The unscrupulous leaders who will then dominate the church face an unspeakably gruesome punishment.
45 Who then is a faithful and wise servant, whom his lord hath made ruler over his household, to give them meat in due season?
46 Blessed is that servant, whom his lord when he cometh shall find so doing.
47 Verily I say unto you, That he shall make him ruler over all his goods.
48 But and if that evil servant shall say in his heart, My lord delayeth his coming;
49 And shall begin to smite his fellowservants, and to eat and drink with the drunken;
50 The lord of that servant shall come in a day when he looketh not for him, and in an hour that he is not aware of,
51 And shall cut him asunder, and appoint him his portion with the hypocrites: there shall be weeping and gnashing of teeth.
The resurrection and judgment of most of the wicked will take place at the end of Christ's Millennial reign on the earth (Rev. 20:11-15).

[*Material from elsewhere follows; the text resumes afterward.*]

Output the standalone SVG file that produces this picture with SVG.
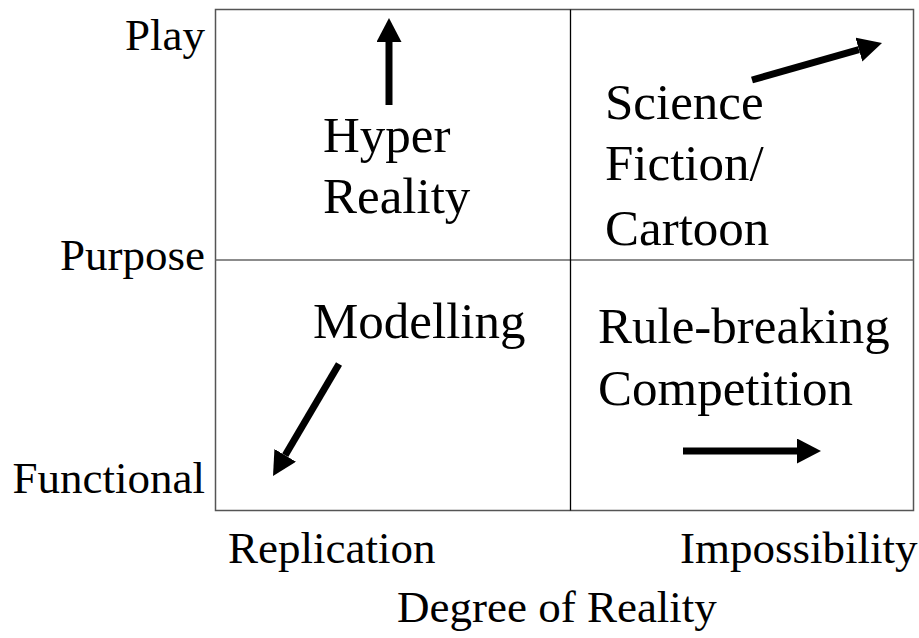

But Christ will not wait until the end of the Millennium to deal with men who have misused their leadership over the flock of God. The passage cited here shows that He will mete out their punishment as soon as He returns for the church. What church leader aware of this warning would dare betray his sacred trust? Only that man whose male egotism led him not just to doubt the Bible, but even to feel cocksure that the Bible could not possibly be true. Such a man never suspects that God has blinded his eyes.
Far from supporting an optimism about the future of Christianity, the Parable of the Leaven supports a frank pessimism. The church will not conquer the world. Rather, the evil world system will conquer the church. Enemies of Christ will lodge corruptions in the church that will progressively diffuse throughout the whole lump. The word "whole" quite pointedly informs us that no part of the church will escape these corruptions.